[JOB]: Quote each line of the material verbatim, without the pictures.

[SOURCE EXCERPT]:

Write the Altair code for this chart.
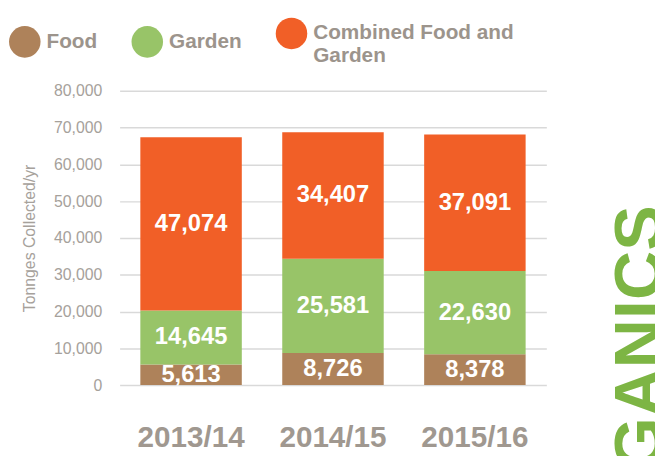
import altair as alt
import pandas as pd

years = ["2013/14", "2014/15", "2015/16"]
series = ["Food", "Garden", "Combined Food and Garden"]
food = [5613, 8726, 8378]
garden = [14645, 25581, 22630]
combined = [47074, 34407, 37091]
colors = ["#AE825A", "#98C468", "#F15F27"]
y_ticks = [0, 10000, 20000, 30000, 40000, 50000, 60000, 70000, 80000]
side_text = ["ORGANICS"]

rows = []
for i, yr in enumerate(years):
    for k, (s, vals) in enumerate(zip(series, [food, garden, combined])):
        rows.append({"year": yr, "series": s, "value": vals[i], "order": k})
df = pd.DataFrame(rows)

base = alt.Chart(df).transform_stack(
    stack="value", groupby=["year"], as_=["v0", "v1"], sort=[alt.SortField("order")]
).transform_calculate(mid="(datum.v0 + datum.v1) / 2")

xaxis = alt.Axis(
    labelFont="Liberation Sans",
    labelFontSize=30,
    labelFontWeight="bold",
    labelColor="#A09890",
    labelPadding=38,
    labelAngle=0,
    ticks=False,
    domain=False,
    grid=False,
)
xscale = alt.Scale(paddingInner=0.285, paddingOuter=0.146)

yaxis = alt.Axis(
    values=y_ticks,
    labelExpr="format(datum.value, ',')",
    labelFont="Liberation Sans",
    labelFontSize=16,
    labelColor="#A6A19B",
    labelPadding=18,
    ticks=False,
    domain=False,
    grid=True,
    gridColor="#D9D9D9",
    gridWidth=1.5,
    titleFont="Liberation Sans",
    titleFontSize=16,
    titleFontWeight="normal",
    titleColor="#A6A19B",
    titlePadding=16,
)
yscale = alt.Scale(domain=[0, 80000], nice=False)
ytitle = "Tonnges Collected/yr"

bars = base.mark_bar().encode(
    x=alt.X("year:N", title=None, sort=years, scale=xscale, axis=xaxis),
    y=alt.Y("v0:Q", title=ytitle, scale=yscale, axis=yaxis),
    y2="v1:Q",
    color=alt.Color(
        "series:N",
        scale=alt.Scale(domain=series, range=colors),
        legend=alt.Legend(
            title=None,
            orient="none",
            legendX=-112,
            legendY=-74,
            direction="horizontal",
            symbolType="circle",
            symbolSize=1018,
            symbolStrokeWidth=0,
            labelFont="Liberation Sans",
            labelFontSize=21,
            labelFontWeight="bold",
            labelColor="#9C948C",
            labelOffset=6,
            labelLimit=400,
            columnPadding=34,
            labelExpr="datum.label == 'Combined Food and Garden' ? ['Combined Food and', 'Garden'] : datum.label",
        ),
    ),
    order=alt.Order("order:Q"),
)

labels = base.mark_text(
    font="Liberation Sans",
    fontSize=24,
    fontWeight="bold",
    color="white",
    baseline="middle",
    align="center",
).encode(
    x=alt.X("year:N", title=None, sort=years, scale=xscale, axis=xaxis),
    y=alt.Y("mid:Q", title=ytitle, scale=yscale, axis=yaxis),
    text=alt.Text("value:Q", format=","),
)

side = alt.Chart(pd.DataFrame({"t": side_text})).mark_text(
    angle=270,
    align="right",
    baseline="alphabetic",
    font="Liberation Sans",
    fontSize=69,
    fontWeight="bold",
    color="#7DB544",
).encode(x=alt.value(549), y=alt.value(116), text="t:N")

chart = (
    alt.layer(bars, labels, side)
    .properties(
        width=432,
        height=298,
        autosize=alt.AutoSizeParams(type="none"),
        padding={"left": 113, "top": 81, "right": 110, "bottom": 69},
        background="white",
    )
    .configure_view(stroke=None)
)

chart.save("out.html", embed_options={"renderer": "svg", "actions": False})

[REPLY TO THE TASK]:
Write the Altair code for this chart.
import altair as alt
import pandas as pd

years = ["2013/14", "2014/15", "2015/16"]
series = ["Food", "Garden", "Combined Food and Garden"]
food = [5613, 8726, 8378]
garden = [14645, 25581, 22630]
combined = [47074, 34407, 37091]
colors = ["#AE825A", "#98C468", "#F15F27"]
y_ticks = [0, 10000, 20000, 30000, 40000, 50000, 60000, 70000, 80000]
side_text = ["ORGANICS"]

rows = []
for i, yr in enumerate(years):
    for k, (s, vals) in enumerate(zip(series, [food, garden, combined])):
        rows.append({"year": yr, "series": s, "value": vals[i], "order": k})
df = pd.DataFrame(rows)

base = alt.Chart(df).transform_stack(
    stack="value", groupby=["year"], as_=["v0", "v1"], sort=[alt.SortField("order")]
).transform_calculate(mid="(datum.v0 + datum.v1) / 2")

xaxis = alt.Axis(
    labelFont="Liberation Sans",
    labelFontSize=30,
    labelFontWeight="bold",
    labelColor="#A09890",
    labelPadding=38,
    labelAngle=0,
    ticks=False,
    domain=False,
    grid=False,
)
xscale = alt.Scale(paddingInner=0.285, paddingOuter=0.146)

yaxis = alt.Axis(
    values=y_ticks,
    labelExpr="format(datum.value, ',')",
    labelFont="Liberation Sans",
    labelFontSize=16,
    labelColor="#A6A19B",
    labelPadding=18,
    ticks=False,
    domain=False,
    grid=True,
    gridColor="#D9D9D9",
    gridWidth=1.5,
    titleFont="Liberation Sans",
    titleFontSize=16,
    titleFontWeight="normal",
    titleColor="#A6A19B",
    titlePadding=16,
)
yscale = alt.Scale(domain=[0, 80000], nice=False)
ytitle = "Tonnges Collected/yr"

bars = base.mark_bar().encode(
    x=alt.X("year:N", title=None, sort=years, scale=xscale, axis=xaxis),
    y=alt.Y("v0:Q", title=ytitle, scale=yscale, axis=yaxis),
    y2="v1:Q",
    color=alt.Color(
        "series:N",
        scale=alt.Scale(domain=series, range=colors),
        legend=alt.Legend(
            title=None,
            orient="none",
            legendX=-112,
            legendY=-74,
            direction="horizontal",
            symbolType="circle",
            symbolSize=1018,
            symbolStrokeWidth=0,
            labelFont="Liberation Sans",
            labelFontSize=21,
            labelFontWeight="bold",
            labelColor="#9C948C",
            labelOffset=6,
            labelLimit=400,
            columnPadding=34,
            labelExpr="datum.label == 'Combined Food and Garden' ? ['Combined Food and', 'Garden'] : datum.label",
        ),
    ),
    order=alt.Order("order:Q"),
)

labels = base.mark_text(
    font="Liberation Sans",
    fontSize=24,
    fontWeight="bold",
    color="white",
    baseline="middle",
    align="center",
).encode(
    x=alt.X("year:N", title=None, sort=years, scale=xscale, axis=xaxis),
    y=alt.Y("mid:Q", title=ytitle, scale=yscale, axis=yaxis),
    text=alt.Text("value:Q", format=","),
)

side = alt.Chart(pd.DataFrame({"t": side_text})).mark_text(
    angle=270,
    align="right",
    baseline="alphabetic",
    font="Liberation Sans",
    fontSize=69,
    fontWeight="bold",
    color="#7DB544",
).encode(x=alt.value(549), y=alt.value(116), text="t:N")

chart = (
    alt.layer(bars, labels, side)
    .properties(
        width=432,
        height=298,
        autosize=alt.AutoSizeParams(type="none"),
        padding={"left": 113, "top": 81, "right": 110, "bottom": 69},
        background="white",
    )
    .configure_view(stroke=None)
)

chart.save("out.html", embed_options={"renderer": "svg", "actions": False})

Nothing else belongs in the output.